Elle sera donc probablement remplacée dès jeudi par son ancien allié devenu rival, le vice-président Michel Temer, 75 ans, dirigeant du grand parti centriste PMDB qui avait claqué la porte de sa coalition fin mars.

Le jugement final pourrait intervenir en septembre, entre les jeux Olympiques de Rio de Janeiro (5-21 août) et les élections municipales de septembre.

Le Parti des travailleurs (PT) au pouvoir depuis 13 ans reconnaît avoir perdu la bataille arithmétique.

Mais il ne baisse pas les bras pour autant: «Nous allons continuer à dénoncer le coup d'État et nous opposer à toute tentative d'éliminer les droits conquis par les pauvres de ce pays», a déclaré à l'AFP Humberto Costa, sénateur de ce parti fondé en 1980 par l'ex-président Lula (2003-2010).

Quelque 40 millions de Brésiliens sont sortis de la misère en 13 ans de gouvernements PT, grâce à des programmes sociaux en faveur des plus défavorisés et à un contexte économique longtemps favorable.

«Le grand jour est arrivé! Nous allons rendre son pays au peuple brésilien et le débarrasser du gang du PT», a lancé le sénateur Ataïde Oliveira, membre de PSDB (centre-droit), le principal parti de l'opposition.

Ancien ministre de Lula, le sénateur Cristovam Buarque a voté pour l'«impeachment» en accusant la gauche au pouvoir depuis 13 ans de s'être «éloignée de la démocratie».

L'opposition accuse la présidente d'avoir commis un «crime de responsabilité» en maquillant sciemment les comptes publics pour dissimuler l'ampleur des déficits en 2014, année de sa réélection disputée, et en 2015.

Mme Rousseff, qui a promis mardi de lutter «par tous les moyens légaux et de combat» contre sa destitution, allègue que tous ses prédécesseurs ont eu recours à ces tours de passe-passe budgétaires sans avoir jamais été inquiétés.

Et elle avait accusé le vice-président Temer et ses alliés de vouloir utiliser la procédure de destitution «pour procéder à une élection indirecte dont le peuple est exclu».

Le pape concerné

Lors de son audience hebdomadaire sur la place Saint-Pierre à Rome, le pape François a dit espérer que le Brésil, «en ces moments de difficultés, avance sur le sentier de l'harmonie et de la paix, avec l'aide de la prière et du dialogue».

Géant émergent d'Amérique latine de 204 millions d'habitants et septième économie mondiale, cette jeune démocratie connaît actuellement une des périodes les plus tourmentées de son histoire, avec une triple crise suraiguë, économique, politique et morale.
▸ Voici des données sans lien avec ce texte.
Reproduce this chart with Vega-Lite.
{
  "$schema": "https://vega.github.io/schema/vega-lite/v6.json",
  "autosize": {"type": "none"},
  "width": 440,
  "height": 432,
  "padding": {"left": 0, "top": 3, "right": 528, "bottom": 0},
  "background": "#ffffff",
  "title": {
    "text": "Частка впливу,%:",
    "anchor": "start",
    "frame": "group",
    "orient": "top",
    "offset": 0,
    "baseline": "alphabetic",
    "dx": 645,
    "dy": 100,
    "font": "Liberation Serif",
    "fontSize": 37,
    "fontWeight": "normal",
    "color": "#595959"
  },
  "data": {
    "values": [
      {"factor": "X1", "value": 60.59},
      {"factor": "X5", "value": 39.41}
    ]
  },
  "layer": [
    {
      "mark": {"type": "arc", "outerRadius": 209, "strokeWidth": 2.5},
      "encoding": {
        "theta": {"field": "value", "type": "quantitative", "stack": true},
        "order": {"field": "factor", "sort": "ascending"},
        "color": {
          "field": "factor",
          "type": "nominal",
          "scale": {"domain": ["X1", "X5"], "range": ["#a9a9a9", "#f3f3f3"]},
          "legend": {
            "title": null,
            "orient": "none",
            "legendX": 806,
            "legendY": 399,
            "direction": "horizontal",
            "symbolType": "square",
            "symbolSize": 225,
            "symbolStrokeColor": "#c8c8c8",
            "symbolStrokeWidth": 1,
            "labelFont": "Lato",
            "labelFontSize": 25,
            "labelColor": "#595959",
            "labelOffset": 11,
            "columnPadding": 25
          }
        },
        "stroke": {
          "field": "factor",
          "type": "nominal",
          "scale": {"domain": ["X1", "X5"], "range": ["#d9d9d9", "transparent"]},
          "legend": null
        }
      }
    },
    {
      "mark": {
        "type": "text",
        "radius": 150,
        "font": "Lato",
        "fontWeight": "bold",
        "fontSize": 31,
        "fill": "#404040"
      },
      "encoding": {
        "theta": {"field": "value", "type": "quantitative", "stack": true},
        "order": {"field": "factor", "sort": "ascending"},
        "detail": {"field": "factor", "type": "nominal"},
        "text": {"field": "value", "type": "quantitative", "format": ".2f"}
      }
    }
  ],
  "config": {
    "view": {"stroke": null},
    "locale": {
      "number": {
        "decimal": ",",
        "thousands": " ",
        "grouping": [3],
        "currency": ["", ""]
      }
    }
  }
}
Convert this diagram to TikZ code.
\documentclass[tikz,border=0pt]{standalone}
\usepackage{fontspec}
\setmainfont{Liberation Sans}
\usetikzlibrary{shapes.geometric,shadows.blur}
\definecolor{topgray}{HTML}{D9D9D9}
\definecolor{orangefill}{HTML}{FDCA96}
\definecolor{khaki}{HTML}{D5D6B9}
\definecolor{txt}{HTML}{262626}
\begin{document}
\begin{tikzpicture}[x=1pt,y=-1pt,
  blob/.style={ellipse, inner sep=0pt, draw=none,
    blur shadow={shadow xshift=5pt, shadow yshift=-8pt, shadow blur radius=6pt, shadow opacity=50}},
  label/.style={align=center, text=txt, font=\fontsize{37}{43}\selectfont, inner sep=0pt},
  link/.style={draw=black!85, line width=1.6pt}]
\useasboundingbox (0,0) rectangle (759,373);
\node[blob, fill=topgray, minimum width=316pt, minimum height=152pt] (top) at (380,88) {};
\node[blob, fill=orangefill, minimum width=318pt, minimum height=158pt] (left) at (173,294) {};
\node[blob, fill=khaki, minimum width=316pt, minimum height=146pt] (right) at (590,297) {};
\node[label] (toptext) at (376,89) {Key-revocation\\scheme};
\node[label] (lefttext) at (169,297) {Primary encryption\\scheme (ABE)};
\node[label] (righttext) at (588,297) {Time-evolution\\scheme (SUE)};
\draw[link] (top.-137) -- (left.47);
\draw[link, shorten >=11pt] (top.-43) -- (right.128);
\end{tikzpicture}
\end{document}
Le Brésil est englué dans sa pire récession économique depuis des décennies: PIB en recul de 3,8% en 2015 et probablement autant en 2016, envolée de la dette, des déficits, du chômage, inflation proche des 10%.

Et une grande partie de l'élite politique est impliquée dans l'énorme scandale de corruption Petrobras, notamment le PT et le PMDB de Michel Temer.

La procédure de destitution a été approuvée le 17 avril par une écrasante majorité de députés et transmise au Sénat.

La justice a mercredi douché l'un des derniers espoirs de cette ancienne guérillera torturée sous la dictature militaire (1964-1985). Un juge du Tribunal suprême a rejeté un recours de la dernière heure lui demandant d'annuler la procédure.

La défense de la présidente mettait en cause les «abus de pouvoir» du président du Congrès des députés Eduardo Cunha, suspendu la semaine dernière de ses fonctions pour entrave à la justice.